Skip all pictures. Write out the data below from its first line through the line that contains "from matplotlib.colors import".

+++

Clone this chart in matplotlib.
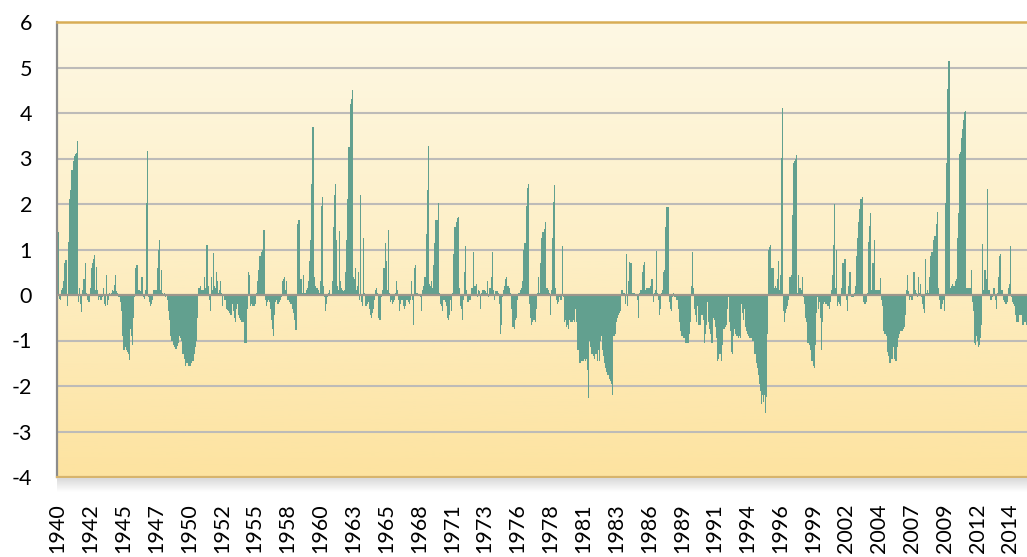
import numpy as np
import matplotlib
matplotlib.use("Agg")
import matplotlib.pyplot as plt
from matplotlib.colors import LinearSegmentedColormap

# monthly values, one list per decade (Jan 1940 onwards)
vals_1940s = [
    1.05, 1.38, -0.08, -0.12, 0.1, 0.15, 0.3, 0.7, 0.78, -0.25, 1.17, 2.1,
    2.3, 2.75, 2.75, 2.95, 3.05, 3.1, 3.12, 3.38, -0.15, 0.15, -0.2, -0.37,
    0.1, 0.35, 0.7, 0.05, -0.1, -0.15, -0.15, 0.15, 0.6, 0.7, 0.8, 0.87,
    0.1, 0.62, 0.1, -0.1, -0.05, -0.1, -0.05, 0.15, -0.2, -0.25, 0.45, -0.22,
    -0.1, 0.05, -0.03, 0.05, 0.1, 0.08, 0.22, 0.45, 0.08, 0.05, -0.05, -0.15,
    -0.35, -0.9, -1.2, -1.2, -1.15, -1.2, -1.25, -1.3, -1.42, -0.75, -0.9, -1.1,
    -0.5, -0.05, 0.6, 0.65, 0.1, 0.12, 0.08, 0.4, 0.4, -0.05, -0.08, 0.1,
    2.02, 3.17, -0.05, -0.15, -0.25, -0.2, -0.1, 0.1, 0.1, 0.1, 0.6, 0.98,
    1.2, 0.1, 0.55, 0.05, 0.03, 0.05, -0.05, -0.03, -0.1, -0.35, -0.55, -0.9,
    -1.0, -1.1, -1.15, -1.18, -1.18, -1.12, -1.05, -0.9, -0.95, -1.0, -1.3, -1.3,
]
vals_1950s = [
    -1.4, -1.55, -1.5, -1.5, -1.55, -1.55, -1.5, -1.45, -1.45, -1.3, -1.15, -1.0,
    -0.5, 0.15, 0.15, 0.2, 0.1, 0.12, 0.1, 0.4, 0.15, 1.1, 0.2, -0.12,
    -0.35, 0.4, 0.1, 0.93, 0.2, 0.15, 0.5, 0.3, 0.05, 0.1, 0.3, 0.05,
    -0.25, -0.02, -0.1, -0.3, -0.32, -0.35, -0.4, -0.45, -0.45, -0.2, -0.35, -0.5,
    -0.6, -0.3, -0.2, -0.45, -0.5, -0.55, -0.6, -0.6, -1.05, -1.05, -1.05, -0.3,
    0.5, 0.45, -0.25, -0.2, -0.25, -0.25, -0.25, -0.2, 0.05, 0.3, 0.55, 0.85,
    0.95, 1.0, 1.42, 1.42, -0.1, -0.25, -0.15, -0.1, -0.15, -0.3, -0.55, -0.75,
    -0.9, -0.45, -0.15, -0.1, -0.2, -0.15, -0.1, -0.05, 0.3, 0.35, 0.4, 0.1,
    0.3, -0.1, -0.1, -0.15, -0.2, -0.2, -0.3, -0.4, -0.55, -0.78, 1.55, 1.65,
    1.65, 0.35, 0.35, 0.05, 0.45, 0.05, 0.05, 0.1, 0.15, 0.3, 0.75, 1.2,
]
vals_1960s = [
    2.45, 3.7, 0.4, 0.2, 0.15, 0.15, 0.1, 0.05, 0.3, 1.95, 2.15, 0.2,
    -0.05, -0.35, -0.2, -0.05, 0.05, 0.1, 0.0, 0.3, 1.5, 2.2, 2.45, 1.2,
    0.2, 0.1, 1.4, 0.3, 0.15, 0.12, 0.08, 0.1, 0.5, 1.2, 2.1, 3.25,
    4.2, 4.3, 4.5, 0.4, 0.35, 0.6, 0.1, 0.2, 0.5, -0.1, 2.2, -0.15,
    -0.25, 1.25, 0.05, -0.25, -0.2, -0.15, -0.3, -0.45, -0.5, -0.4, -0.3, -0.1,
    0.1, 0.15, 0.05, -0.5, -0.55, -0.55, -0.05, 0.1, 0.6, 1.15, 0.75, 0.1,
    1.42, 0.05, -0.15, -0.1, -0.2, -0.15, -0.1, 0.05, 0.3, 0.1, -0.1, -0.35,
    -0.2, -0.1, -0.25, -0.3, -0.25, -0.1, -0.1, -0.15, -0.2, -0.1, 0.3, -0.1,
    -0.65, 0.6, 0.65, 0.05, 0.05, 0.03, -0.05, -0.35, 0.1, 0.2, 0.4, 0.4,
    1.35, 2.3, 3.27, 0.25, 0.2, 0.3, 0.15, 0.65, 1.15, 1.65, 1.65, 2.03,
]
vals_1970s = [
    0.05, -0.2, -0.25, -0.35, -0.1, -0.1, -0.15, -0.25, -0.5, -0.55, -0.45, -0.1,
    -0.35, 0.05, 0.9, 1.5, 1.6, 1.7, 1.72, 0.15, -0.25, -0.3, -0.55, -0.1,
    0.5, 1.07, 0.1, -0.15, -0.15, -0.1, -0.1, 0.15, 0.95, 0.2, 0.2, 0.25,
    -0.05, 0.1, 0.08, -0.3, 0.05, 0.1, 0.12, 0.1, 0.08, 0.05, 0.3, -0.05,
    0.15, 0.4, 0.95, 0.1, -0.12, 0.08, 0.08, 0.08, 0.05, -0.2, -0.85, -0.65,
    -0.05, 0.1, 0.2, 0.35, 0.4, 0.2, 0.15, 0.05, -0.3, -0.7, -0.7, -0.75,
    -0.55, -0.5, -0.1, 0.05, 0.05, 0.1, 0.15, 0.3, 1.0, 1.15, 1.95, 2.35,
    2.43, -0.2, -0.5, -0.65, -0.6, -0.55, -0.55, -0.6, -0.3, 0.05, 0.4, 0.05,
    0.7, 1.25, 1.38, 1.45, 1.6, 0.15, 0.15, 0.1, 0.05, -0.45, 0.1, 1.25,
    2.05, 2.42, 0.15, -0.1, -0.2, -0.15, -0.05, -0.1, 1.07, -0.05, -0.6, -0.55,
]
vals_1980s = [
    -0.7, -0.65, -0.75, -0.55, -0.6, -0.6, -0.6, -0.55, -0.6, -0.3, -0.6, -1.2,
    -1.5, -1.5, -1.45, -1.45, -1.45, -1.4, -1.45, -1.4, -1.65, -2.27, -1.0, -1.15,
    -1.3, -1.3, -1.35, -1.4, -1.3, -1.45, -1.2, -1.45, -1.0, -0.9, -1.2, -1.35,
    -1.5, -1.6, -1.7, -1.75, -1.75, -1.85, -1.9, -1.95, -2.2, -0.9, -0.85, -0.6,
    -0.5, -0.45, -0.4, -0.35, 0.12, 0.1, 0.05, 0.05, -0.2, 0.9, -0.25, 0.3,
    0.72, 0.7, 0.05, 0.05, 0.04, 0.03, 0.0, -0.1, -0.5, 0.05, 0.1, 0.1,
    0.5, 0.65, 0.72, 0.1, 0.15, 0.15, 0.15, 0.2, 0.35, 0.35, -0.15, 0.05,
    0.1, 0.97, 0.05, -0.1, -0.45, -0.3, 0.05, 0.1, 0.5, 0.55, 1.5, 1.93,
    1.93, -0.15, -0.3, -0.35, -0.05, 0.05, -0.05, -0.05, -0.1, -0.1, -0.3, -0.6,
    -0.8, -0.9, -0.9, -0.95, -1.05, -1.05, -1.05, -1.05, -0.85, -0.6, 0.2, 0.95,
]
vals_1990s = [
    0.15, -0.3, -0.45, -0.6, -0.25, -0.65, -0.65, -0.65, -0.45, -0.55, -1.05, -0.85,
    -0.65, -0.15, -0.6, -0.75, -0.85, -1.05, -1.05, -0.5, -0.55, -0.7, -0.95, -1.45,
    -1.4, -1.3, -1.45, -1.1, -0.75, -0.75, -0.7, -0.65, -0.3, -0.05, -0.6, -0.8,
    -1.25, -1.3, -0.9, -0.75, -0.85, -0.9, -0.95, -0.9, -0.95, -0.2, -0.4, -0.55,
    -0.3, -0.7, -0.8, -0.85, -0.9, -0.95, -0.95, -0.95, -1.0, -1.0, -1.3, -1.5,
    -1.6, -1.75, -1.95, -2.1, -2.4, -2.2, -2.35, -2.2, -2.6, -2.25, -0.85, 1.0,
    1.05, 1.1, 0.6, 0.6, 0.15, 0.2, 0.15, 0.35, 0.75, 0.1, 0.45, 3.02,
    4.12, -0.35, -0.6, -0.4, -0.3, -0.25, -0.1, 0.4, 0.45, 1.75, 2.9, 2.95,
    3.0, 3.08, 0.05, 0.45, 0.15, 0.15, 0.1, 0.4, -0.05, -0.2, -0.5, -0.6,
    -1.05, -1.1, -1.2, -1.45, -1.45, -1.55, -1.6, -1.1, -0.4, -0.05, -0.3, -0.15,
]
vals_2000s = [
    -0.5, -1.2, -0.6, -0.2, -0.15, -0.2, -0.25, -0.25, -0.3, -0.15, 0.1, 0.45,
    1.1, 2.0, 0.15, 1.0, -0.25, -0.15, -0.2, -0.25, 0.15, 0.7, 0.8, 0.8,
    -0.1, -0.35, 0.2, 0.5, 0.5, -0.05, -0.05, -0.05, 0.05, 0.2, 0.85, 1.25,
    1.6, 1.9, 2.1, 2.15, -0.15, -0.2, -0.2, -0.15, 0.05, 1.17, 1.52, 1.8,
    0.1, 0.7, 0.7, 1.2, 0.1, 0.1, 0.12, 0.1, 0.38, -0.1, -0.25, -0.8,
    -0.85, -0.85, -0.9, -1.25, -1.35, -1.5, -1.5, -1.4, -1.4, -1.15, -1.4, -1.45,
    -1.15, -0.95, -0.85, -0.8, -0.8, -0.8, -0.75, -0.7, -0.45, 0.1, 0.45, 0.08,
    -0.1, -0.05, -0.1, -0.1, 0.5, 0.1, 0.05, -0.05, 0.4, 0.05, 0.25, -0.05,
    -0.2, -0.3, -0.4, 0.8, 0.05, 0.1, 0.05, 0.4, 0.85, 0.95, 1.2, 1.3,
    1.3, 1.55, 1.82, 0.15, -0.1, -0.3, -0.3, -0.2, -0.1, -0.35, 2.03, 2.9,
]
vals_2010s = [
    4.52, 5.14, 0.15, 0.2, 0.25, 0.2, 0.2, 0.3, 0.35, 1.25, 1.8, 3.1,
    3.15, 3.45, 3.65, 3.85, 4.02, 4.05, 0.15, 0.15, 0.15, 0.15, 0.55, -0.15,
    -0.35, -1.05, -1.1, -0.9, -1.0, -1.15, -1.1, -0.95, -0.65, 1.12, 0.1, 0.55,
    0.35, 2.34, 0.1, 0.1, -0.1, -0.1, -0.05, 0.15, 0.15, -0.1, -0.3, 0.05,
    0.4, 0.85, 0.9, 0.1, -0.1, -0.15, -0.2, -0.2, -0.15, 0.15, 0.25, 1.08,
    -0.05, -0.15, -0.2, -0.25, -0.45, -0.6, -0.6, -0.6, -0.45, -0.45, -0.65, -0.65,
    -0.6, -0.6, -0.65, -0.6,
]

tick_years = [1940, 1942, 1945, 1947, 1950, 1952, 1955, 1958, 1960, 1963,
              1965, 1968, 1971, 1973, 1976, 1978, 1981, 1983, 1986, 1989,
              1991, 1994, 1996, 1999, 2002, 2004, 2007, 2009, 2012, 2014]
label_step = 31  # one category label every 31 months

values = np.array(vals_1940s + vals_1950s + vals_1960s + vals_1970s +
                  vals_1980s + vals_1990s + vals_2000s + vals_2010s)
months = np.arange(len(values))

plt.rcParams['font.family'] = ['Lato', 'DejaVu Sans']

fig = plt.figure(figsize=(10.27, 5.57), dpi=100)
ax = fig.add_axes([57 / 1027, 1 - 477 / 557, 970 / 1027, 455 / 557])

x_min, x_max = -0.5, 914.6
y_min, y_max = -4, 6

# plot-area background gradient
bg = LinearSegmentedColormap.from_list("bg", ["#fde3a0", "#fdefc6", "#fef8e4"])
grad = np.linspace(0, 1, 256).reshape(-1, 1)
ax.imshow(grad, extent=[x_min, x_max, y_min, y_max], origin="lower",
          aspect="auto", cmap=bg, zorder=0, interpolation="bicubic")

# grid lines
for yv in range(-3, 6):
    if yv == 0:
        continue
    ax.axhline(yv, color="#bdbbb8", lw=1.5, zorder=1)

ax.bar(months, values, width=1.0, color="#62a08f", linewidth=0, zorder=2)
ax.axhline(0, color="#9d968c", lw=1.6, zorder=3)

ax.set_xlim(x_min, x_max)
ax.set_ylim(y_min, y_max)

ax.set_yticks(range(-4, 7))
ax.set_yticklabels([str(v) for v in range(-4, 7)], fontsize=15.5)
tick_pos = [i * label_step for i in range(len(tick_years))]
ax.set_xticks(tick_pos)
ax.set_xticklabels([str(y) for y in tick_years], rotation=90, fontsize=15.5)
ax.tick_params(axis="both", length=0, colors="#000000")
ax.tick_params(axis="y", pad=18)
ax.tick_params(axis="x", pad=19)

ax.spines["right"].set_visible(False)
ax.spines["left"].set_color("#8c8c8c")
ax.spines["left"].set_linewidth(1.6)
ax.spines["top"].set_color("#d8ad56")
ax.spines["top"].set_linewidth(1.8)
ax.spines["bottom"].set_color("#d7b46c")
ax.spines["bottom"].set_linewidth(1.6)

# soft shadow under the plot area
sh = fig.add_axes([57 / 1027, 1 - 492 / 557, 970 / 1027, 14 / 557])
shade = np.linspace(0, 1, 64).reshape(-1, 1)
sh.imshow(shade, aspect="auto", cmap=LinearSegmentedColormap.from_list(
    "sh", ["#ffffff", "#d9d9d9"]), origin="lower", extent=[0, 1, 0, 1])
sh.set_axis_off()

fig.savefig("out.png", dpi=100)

+++

Reply to the task
Clone this chart in matplotlib.
import numpy as np
import matplotlib
matplotlib.use("Agg")
import matplotlib.pyplot as plt
from matplotlib.colors import LinearSegmentedColormap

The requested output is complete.